[EXERCISE BRIEF]:
Pull out every line with the word "chart".

[COLLECTED DATA]:
-- Begin --

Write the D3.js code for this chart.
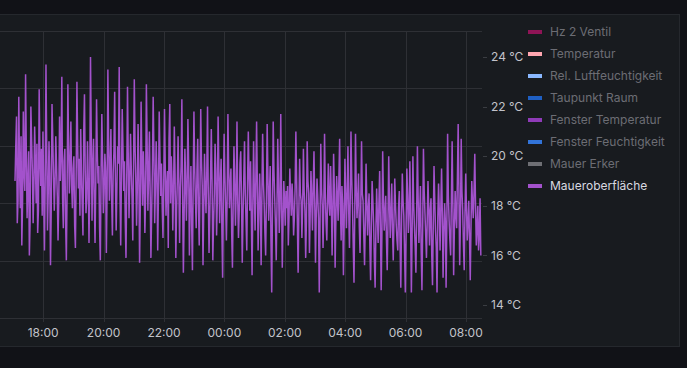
<!DOCTYPE html>
<html>
<head>
<meta charset="utf-8">
<script src="https://cdn.jsdelivr.net/npm/d3@7/dist/d3.min.js"></script>
<style>
html,body{margin:0;padding:0;background:#111217;overflow:hidden;}
svg{display:block;font-family:Inter,"Noto Sans",sans-serif;}
</style>
</head>
<body>
<svg id="chart" width="687" height="368"></svg>
<script>
// ---- data ----
const seriesNames = ["Hz 2 Ventil","Temperatur","Rel. Luftfeuchtigkeit","Taupunkt Raum","Fenster Temperatur","Fenster Feuchtigkeit","Mauer Erker","Maueroberfläche"];
const seriesColors = ["#8f1456","#ffa6b0","#8ab8ff","#1f60c4","#8f3bb8","#3274d9","#6e6f74","#a352cc"];
const seriesVisible = [false,false,false,false,false,false,false,true];

const startTime = new Date(2023, 0, 10, 17, 4);
const stepSeconds = 90;
const maueroberflaeche = [
19.0,20.4,21.6,17.3,18.2,22.4,19.5,17.9,20.8,16.4,
18.1,21.8,19.3,18.6,23.3,20.1,17.5,18.9,20.2,16.0,
17.4,22.0,20.6,19.4,17.3,18.8,21.2,19.7,18.1,20.5,
16.9,17.8,22.7,19.9,18.8,20.3,17.6,21.0,18.4,16.2,
19.1,23.7,20.2,17.0,18.5,20.6,19.3,15.6,17.9,22.1,
20.7,19.2,17.8,18.9,20.8,19.6,18.4,16.6,18.2,21.6,
19.0,20.1,23.2,18.3,17.1,19.8,20.3,17.4,15.8,18.6,
22.9,20.4,18.5,19.7,21.4,18.8,17.9,19.5,20.0,17.2,
16.3,19.2,23.0,20.5,18.7,19.9,17.6,21.1,19.3,18.0,
16.8,20.9,22.5,19.4,17.7,18.3,20.6,19.1,16.5,18.9,
24.0,20.8,17.4,19.6,20.7,18.2,16.5,19.0,22.3,20.1,
18.9,19.6,17.1,15.8,19.3,21.7,19.9,17.7,18.6,20.1,
19.4,16.1,18.7,23.5,20.6,18.2,19.5,21.1,18.3,16.8,
19.3,20.2,22.6,19.0,17.0,18.8,20.4,19.7,23.6,18.5,
16.4,19.2,21.9,20.3,18.6,19.8,17.4,15.9,19.1,22.8,
20.0,17.5,18.9,20.9,19.5,18.3,16.6,19.6,23.1,20.4,
19.1,17.2,18.7,21.3,19.4,15.7,18.1,22.2,19.8,18.0,
20.2,19.0,16.9,18.4,22.9,20.5,17.8,19.3,21.0,18.6,
15.9,17.7,19.5,22.4,20.1,17.3,18.8,20.6,19.2,16.2,
18.5,21.8,20.0,18.4,19.7,17.9,16.7,18.9,21.9,19.6,
17.6,18.8,19.4,16.3,20.7,22.1,
18.1,20.0,19.0,17.0,18.6,21.2,19.3,15.9,17.8,19.0,
20.8,18.9,16.5,18.7,19.6,22.3,18.4,15.3,17.5,20.3,
19.1,17.4,18.8,21.5,19.7,16.0,18.3,19.6,17.2,15.4,
18.9,21.8,19.5,18.2,17.1,19.4,20.7,18.0,16.4,18.6,
21.9,19.8,18.8,15.6,17.9,20.1,18.7,17.7,19.3,22.0,
18.5,16.1,17.6,19.2,21.1,19.0,15.8,17.3,18.5,20.5,
19.4,16.8,18.2,21.6,19.6,17.3,18.9,19.9,17.0,15.1,
18.4,20.9,19.2,18.0,16.6,18.3,21.7,19.5,17.9,18.8,
19.5,16.9,15.5,18.1,20.4,19.0,17.2,18.6,21.4,18.2,
16.7,17.8,19.7,20.2,18.3,15.7,17.6,19.1,20.6,18.5,
17.4,16.2,18.9,21.0,19.2,17.8,
19.8,17.6,15.2,18.0,20.6,18.6,17.0,19.1,21.4,18.8,
16.2,17.7,19.3,18.1,15.6,18.4,20.9,19.0,18.1,16.9,
16.0,18.3,21.3,19.2,17.4,18.5,19.6,16.7,14.5,17.8,
21.4,19.4,18.3,17.2,15.8,18.0,20.7,18.9,16.9,17.9,
21.7,18.6,15.5,17.3,19.0,18.2,17.2,18.6,17.9,18.8,
16.4,17.6,19.5,18.4,17.6,18.9,18.2,16.8,17.5,18.7,
21.0,19.1,17.3,15.3,17.8,19.9,18.5,18.2,16.7,18.0,
20.3,18.6,17.8,15.9,17.4,20.6,19.0,18.5,16.1,17.7,
19.4,18.3,17.0,18.8,20.2,18.1,15.7,17.6,19.1,18.4,
17.5,14.5,17.2,20.5,18.7,18.0,16.3,17.9,20.9,18.5,
17.3,16.6,18.2,19.7,18.1,17.6,
19.6,18.2,16.0,17.7,20.1,18.6,15.5,17.4,19.2,18.3,
17.4,19.1,20.7,17.9,16.6,18.8,18.0,15.2,17.3,19.9,
18.4,17.1,18.6,20.4,17.8,16.3,18.2,21.0,19.1,18.0,
16.4,14.9,17.6,20.9,18.7,17.5,18.3,19.3,17.2,16.1,
18.0,20.6,18.5,18.2,16.8,15.6,17.4,19.7,18.1,16.8,
17.9,18.5,16.4,15.0,17.1,19.0,18.2,17.3,15.8,14.7,
17.0,18.7,17.6,16.5,18.1,19.4,17.2,14.6,16.9,20.2,
18.3,17.0,17.7,18.4,16.6,15.4,17.3,20.0,18.1,16.7,
17.8,18.9,17.0,15.8,17.5,19.1,18.0,17.2,16.6,16.2,
17.9,18.6,16.5,14.7,17.4,19.3,18.2,17.6,16.1,14.5,
17.0,19.5,18.4,16.9,17.8,19.8,
17.3,14.5,16.8,20.0,18.1,17.2,16.4,15.3,17.7,20.4,
18.3,16.5,17.6,18.8,16.2,14.6,17.1,20.3,18.6,17.7,
16.8,15.9,17.4,19.0,17.9,16.4,17.8,18.3,16.0,14.8,
17.2,19.6,18.2,17.0,16.3,14.5,17.5,18.9,17.8,16.2,
17.9,19.5,17.7,15.1,16.9,18.1,17.4,14.7,17.3,20.9,
18.4,17.4,16.6,16.0,18.2,20.6,18.0,15.2,17.1,18.6,
17.6,17.1,19.2,21.3,18.5,15.6,17.4,20.7,18.6,17.8,
16.4,15.4,17.7,19.3,17.9,16.6,17.3,18.2,16.7,15.0,
17.2,19.0,18.1,17.5,18.6,20.1,18.0,16.4,17.1,18.0,
16.2,16.8,18.3,16.0
];
const tempTicks = [14,16,18,20,22,24];
const gridTicks = [0,20,40,60,80,100];

// ---- layout ----
const svg = d3.select("#chart");
const plot = {left:0, right:482, top:31, bottom:318};

// panel
svg.append("rect").attr("x",-10).attr("y",14.5).attr("width",689.5).attr("height",332)
  .attr("fill","#181b1f").attr("stroke","#25282d").attr("stroke-width",1);

const x = d3.scaleTime()
  .domain([new Date(2023,0,10,16,34,10), new Date(2023,0,11,8,31,50)])
  .range([plot.left, plot.right]);
const y = d3.scaleLinear().domain([13.476, 25.048]).range([plot.bottom, plot.top]);
const yGrid = d3.scaleLinear().domain([0,100]).range([plot.bottom, plot.top]);

const grid = svg.append("g").attr("stroke","#2e3035").attr("stroke-width",1);
gridTicks.forEach(t=>{
  const yy = Math.round(yGrid(t))+0.5;
  grid.append("line").attr("x1",plot.left).attr("x2",plot.right).attr("y1",yy).attr("y2",yy);
});
const xTicks = x.ticks(d3.timeHour.every(2));
xTicks.forEach(t=>{
  const xx = Math.round(x(t))+0.5;
  grid.append("line").attr("x1",xx).attr("x2",xx).attr("y1",plot.top).attr("y2",plot.bottom+4);
});

// x labels
svg.append("g").selectAll("text").data(xTicks).join("text")
  .attr("x",d=>x(d)).attr("y",337).attr("text-anchor","middle")
  .attr("font-size",12).attr("fill","#c2c3ca")
  .text(d=>d3.timeFormat("%H:%M")(d));

// y axis right
const yax = svg.append("g");
tempTicks.forEach(t=>{
  const yy = Math.round(y(t))+0.5;
  yax.append("line").attr("x1",483).attr("x2",487).attr("y1",yy).attr("y2",yy).attr("stroke","#3a3d42");
  yax.append("text").attr("x",491).attr("y",y(t)+4.3).attr("font-size",12).attr("fill","#c2c3ca").text(t+" °C");
});

// line
const data = maueroberflaeche.map((v,i)=>({t:new Date(startTime.getTime()+i*stepSeconds*1000), v}));
svg.append("path").datum(data)
  .attr("fill","none").attr("stroke",seriesColors[7]).attr("stroke-width",1.5)
  .attr("stroke-linejoin","miter").attr("stroke-miterlimit",2)
  .attr("d", d3.line().x(d=>x(d.t)).y(d=>y(d.v)));

// legend
const lg = svg.append("g");
seriesNames.forEach((n,i)=>{
  const yy = 32 + i*22;
  lg.append("rect").attr("x",528).attr("y",yy-2).attr("width",14).attr("height",4).attr("fill",seriesColors[i]);
  lg.append("text").attr("x",550).attr("y",yy+4.3).attr("font-size",12)
    .attr("fill", seriesVisible[i] ? "#d8d9e0" : "#6c6d74").text(n);
});
</script>
</body>
</html>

-- End --

[TASK ANSWER]:
Write the D3.js code for this chart.
<svg id="chart" width="687" height="368"></svg>
const svg = d3.select("#chart");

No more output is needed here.